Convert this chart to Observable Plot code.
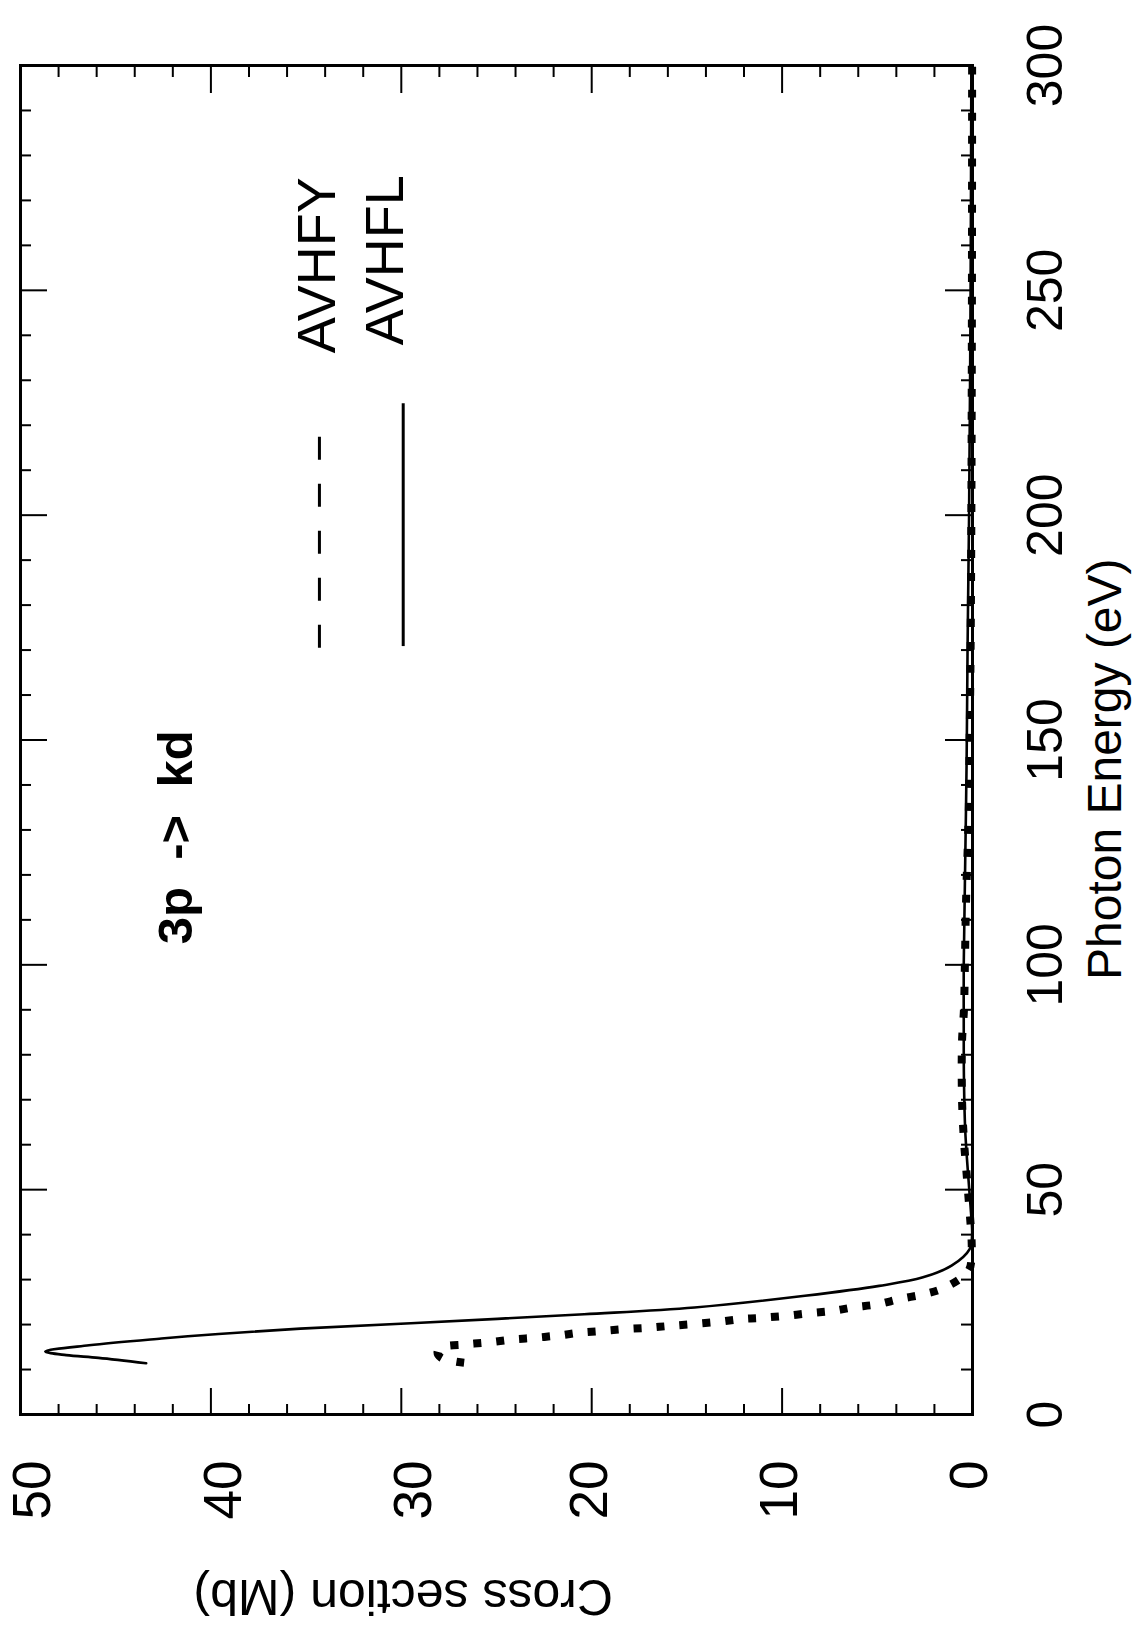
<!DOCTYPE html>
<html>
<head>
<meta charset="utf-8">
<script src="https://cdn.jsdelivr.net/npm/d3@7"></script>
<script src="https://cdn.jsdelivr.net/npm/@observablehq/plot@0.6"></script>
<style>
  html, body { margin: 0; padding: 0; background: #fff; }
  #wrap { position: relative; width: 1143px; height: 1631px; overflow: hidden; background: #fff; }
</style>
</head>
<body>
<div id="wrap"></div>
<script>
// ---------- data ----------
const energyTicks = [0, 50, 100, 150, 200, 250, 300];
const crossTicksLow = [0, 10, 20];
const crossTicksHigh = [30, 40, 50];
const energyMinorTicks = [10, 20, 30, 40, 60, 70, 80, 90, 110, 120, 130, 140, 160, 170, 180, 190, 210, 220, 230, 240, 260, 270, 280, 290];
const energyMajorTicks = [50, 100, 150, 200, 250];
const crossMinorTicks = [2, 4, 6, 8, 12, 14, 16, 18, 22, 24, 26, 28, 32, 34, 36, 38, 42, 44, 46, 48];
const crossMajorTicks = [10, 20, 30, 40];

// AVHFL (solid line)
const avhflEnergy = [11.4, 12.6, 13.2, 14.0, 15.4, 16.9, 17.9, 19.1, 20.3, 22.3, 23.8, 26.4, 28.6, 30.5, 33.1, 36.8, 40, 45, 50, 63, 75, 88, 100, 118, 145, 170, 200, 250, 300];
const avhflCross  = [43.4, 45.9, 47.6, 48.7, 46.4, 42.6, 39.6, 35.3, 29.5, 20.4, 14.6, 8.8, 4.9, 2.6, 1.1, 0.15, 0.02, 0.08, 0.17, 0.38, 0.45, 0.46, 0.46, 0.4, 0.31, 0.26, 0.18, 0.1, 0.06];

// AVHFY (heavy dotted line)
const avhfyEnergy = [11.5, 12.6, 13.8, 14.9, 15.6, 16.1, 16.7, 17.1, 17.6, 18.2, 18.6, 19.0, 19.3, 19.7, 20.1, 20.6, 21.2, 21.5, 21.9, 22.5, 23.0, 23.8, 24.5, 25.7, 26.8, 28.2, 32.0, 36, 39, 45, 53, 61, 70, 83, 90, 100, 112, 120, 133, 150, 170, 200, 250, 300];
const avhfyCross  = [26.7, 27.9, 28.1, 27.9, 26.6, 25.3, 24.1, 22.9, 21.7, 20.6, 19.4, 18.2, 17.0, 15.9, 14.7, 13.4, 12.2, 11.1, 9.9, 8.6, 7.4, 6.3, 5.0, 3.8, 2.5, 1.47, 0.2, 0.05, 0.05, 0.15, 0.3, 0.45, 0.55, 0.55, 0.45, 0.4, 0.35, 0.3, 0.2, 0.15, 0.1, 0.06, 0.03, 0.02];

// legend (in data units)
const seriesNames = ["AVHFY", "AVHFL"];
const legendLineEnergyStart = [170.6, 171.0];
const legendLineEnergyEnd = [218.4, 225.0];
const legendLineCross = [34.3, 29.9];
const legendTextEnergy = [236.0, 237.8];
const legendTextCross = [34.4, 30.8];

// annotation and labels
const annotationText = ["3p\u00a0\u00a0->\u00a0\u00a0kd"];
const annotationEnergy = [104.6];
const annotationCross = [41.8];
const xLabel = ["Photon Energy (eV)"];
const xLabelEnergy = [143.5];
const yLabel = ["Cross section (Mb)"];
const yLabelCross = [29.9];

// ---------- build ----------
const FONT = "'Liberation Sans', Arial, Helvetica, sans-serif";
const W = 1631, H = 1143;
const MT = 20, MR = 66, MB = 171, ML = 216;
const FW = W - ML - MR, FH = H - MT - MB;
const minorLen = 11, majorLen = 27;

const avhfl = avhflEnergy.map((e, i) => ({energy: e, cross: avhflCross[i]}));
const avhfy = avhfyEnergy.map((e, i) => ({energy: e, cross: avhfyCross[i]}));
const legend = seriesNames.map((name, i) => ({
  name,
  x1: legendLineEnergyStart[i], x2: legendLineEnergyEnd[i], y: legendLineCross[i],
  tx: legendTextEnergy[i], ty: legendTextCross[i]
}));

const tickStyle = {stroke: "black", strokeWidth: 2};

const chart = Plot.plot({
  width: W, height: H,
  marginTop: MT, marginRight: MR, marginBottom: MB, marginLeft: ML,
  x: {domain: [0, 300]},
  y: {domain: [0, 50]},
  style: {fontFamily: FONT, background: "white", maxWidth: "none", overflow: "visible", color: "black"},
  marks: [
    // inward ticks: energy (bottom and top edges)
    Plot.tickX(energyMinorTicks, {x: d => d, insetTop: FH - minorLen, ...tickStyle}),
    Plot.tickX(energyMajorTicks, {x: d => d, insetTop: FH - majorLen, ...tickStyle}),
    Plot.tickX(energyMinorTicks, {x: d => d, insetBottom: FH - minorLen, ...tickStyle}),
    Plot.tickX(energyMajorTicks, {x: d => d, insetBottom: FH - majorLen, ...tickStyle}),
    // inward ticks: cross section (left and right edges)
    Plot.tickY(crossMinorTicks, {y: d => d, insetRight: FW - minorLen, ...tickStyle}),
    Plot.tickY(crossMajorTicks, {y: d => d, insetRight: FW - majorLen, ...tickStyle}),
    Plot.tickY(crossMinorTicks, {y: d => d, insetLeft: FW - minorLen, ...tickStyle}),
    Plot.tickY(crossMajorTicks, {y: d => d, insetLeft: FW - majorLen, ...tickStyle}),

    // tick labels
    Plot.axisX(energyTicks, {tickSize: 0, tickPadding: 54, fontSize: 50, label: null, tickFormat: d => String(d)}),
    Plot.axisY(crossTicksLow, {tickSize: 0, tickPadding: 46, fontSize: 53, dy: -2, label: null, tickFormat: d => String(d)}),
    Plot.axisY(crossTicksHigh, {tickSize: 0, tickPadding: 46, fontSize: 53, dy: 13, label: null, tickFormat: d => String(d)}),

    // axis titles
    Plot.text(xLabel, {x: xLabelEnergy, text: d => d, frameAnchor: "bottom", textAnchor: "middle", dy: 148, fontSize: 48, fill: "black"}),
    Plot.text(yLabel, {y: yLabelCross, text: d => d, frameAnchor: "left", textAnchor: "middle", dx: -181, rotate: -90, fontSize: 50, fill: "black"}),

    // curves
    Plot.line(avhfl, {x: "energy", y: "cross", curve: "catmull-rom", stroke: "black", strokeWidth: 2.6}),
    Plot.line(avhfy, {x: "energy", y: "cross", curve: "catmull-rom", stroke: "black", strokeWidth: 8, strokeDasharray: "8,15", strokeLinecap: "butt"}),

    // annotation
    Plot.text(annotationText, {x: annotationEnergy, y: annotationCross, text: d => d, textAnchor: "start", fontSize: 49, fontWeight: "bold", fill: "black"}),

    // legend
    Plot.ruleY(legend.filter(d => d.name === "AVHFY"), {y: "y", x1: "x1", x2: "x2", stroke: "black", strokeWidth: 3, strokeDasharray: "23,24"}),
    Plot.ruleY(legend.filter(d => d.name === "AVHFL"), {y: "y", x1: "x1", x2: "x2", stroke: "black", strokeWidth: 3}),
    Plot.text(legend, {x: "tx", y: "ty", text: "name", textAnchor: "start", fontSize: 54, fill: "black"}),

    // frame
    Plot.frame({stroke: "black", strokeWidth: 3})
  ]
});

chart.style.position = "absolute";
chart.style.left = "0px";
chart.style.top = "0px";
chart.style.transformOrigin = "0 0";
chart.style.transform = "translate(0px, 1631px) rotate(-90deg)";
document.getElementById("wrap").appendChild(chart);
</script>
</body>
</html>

########

The exercise: Retype the data above exactly; pictures are not part of the copy.

The answer:
Convert this chart to Observable Plot code.
<!DOCTYPE html>
<html>
<head>
<meta charset="utf-8">
<script src="https://cdn.jsdelivr.net/npm/d3@7"></script>
<script src="https://cdn.jsdelivr.net/npm/@observablehq/plot@0.6"></script>
<style>
  html, body { margin: 0; padding: 0; background: #fff; }
  #wrap { position: relative; width: 1143px; height: 1631px; overflow: hidden; background: #fff; }
</style>
</head>
<body>
<div id="wrap"></div>
<script>
// ---------- data ----------
const energyTicks = [0, 50, 100, 150, 200, 250, 300];
const crossTicksLow = [0, 10, 20];
const crossTicksHigh = [30, 40, 50];
const energyMinorTicks = [10, 20, 30, 40, 60, 70, 80, 90, 110, 120, 130, 140, 160, 170, 180, 190, 210, 220, 230, 240, 260, 270, 280, 290];
const energyMajorTicks = [50, 100, 150, 200, 250];
const crossMinorTicks = [2, 4, 6, 8, 12, 14, 16, 18, 22, 24, 26, 28, 32, 34, 36, 38, 42, 44, 46, 48];
const crossMajorTicks = [10, 20, 30, 40];

// AVHFL (solid line)
const avhflEnergy = [11.4, 12.6, 13.2, 14.0, 15.4, 16.9, 17.9, 19.1, 20.3, 22.3, 23.8, 26.4, 28.6, 30.5, 33.1, 36.8, 40, 45, 50, 63, 75, 88, 100, 118, 145, 170, 200, 250, 300];
const avhflCross  = [43.4, 45.9, 47.6, 48.7, 46.4, 42.6, 39.6, 35.3, 29.5, 20.4, 14.6, 8.8, 4.9, 2.6, 1.1, 0.15, 0.02, 0.08, 0.17, 0.38, 0.45, 0.46, 0.46, 0.4, 0.31, 0.26, 0.18, 0.1, 0.06];

// AVHFY (heavy dotted line)
const avhfyEnergy = [11.5, 12.6, 13.8, 14.9, 15.6, 16.1, 16.7, 17.1, 17.6, 18.2, 18.6, 19.0, 19.3, 19.7, 20.1, 20.6, 21.2, 21.5, 21.9, 22.5, 23.0, 23.8, 24.5, 25.7, 26.8, 28.2, 32.0, 36, 39, 45, 53, 61, 70, 83, 90, 100, 112, 120, 133, 150, 170, 200, 250, 300];
const avhfyCross  = [26.7, 27.9, 28.1, 27.9, 26.6, 25.3, 24.1, 22.9, 21.7, 20.6, 19.4, 18.2, 17.0, 15.9, 14.7, 13.4, 12.2, 11.1, 9.9, 8.6, 7.4, 6.3, 5.0, 3.8, 2.5, 1.47, 0.2, 0.05, 0.05, 0.15, 0.3, 0.45, 0.55, 0.55, 0.45, 0.4, 0.35, 0.3, 0.2, 0.15, 0.1, 0.06, 0.03, 0.02];

// legend (in data units)
const seriesNames = ["AVHFY", "AVHFL"];
const legendLineEnergyStart = [170.6, 171.0];
const legendLineEnergyEnd = [218.4, 225.0];
const legendLineCross = [34.3, 29.9];
const legendTextEnergy = [236.0, 237.8];
const legendTextCross = [34.4, 30.8];

// annotation and labels
const annotationText = ["3p\u00a0\u00a0->\u00a0\u00a0kd"];
const annotationEnergy = [104.6];
const annotationCross = [41.8];
const xLabel = ["Photon Energy (eV)"];
const xLabelEnergy = [143.5];
const yLabel = ["Cross section (Mb)"];
const yLabelCross = [29.9];

// ---------- build ----------
const FONT = "'Liberation Sans', Arial, Helvetica, sans-serif";
const W = 1631, H = 1143;
const MT = 20, MR = 66, MB = 171, ML = 216;
const FW = W - ML - MR, FH = H - MT - MB;
const minorLen = 11, majorLen = 27;

const avhfl = avhflEnergy.map((e, i) => ({energy: e, cross: avhflCross[i]}));
const avhfy = avhfyEnergy.map((e, i) => ({energy: e, cross: avhfyCross[i]}));
const legend = seriesNames.map((name, i) => ({
  name,
  x1: legendLineEnergyStart[i], x2: legendLineEnergyEnd[i], y: legendLineCross[i],
  tx: legendTextEnergy[i], ty: legendTextCross[i]
}));

const tickStyle = {stroke: "black", strokeWidth: 2};

const chart = Plot.plot({
  width: W, height: H,
  marginTop: MT, marginRight: MR, marginBottom: MB, marginLeft: ML,
  x: {domain: [0, 300]},
  y: {domain: [0, 50]},
  style: {fontFamily: FONT, background: "white", maxWidth: "none", overflow: "visible", color: "black"},
  marks: [
    // inward ticks: energy (bottom and top edges)
    Plot.tickX(energyMinorTicks, {x: d => d, insetTop: FH - minorLen, ...tickStyle}),
    Plot.tickX(energyMajorTicks, {x: d => d, insetTop: FH - majorLen, ...tickStyle}),
    Plot.tickX(energyMinorTicks, {x: d => d, insetBottom: FH - minorLen, ...tickStyle}),
    Plot.tickX(energyMajorTicks, {x: d => d, insetBottom: FH - majorLen, ...tickStyle}),
    // inward ticks: cross section (left and right edges)
    Plot.tickY(crossMinorTicks, {y: d => d, insetRight: FW - minorLen, ...tickStyle}),
    Plot.tickY(crossMajorTicks, {y: d => d, insetRight: FW - majorLen, ...tickStyle}),
    Plot.tickY(crossMinorTicks, {y: d => d, insetLeft: FW - minorLen, ...tickStyle}),
    Plot.tickY(crossMajorTicks, {y: d => d, insetLeft: FW - majorLen, ...tickStyle}),

    // tick labels
    Plot.axisX(energyTicks, {tickSize: 0, tickPadding: 54, fontSize: 50, label: null, tickFormat: d => String(d)}),
    Plot.axisY(crossTicksLow, {tickSize: 0, tickPadding: 46, fontSize: 53, dy: -2, label: null, tickFormat: d => String(d)}),
    Plot.axisY(crossTicksHigh, {tickSize: 0, tickPadding: 46, fontSize: 53, dy: 13, label: null, tickFormat: d => String(d)}),

    // axis titles
    Plot.text(xLabel, {x: xLabelEnergy, text: d => d, frameAnchor: "bottom", textAnchor: "middle", dy: 148, fontSize: 48, fill: "black"}),
    Plot.text(yLabel, {y: yLabelCross, text: d => d, frameAnchor: "left", textAnchor: "middle", dx: -181, rotate: -90, fontSize: 50, fill: "black"}),

    // curves
    Plot.line(avhfl, {x: "energy", y: "cross", curve: "catmull-rom", stroke: "black", strokeWidth: 2.6}),
    Plot.line(avhfy, {x: "energy", y: "cross", curve: "catmull-rom", stroke: "black", strokeWidth: 8, strokeDasharray: "8,15", strokeLinecap: "butt"}),

    // annotation
    Plot.text(annotationText, {x: annotationEnergy, y: annotationCross, text: d => d, textAnchor: "start", fontSize: 49, fontWeight: "bold", fill: "black"}),

    // legend
    Plot.ruleY(legend.filter(d => d.name === "AVHFY"), {y: "y", x1: "x1", x2: "x2", stroke: "black", strokeWidth: 3, strokeDasharray: "23,24"}),
    Plot.ruleY(legend.filter(d => d.name === "AVHFL"), {y: "y", x1: "x1", x2: "x2", stroke: "black", strokeWidth: 3}),
    Plot.text(legend, {x: "tx", y: "ty", text: "name", textAnchor: "start", fontSize: 54, fill: "black"}),

    // frame
    Plot.frame({stroke: "black", strokeWidth: 3})
  ]
});

chart.style.position = "absolute";
chart.style.left = "0px";
chart.style.top = "0px";
chart.style.transformOrigin = "0 0";
chart.style.transform = "translate(0px, 1631px) rotate(-90deg)";
document.getElementById("wrap").appendChild(chart);
</script>
</body>
</html>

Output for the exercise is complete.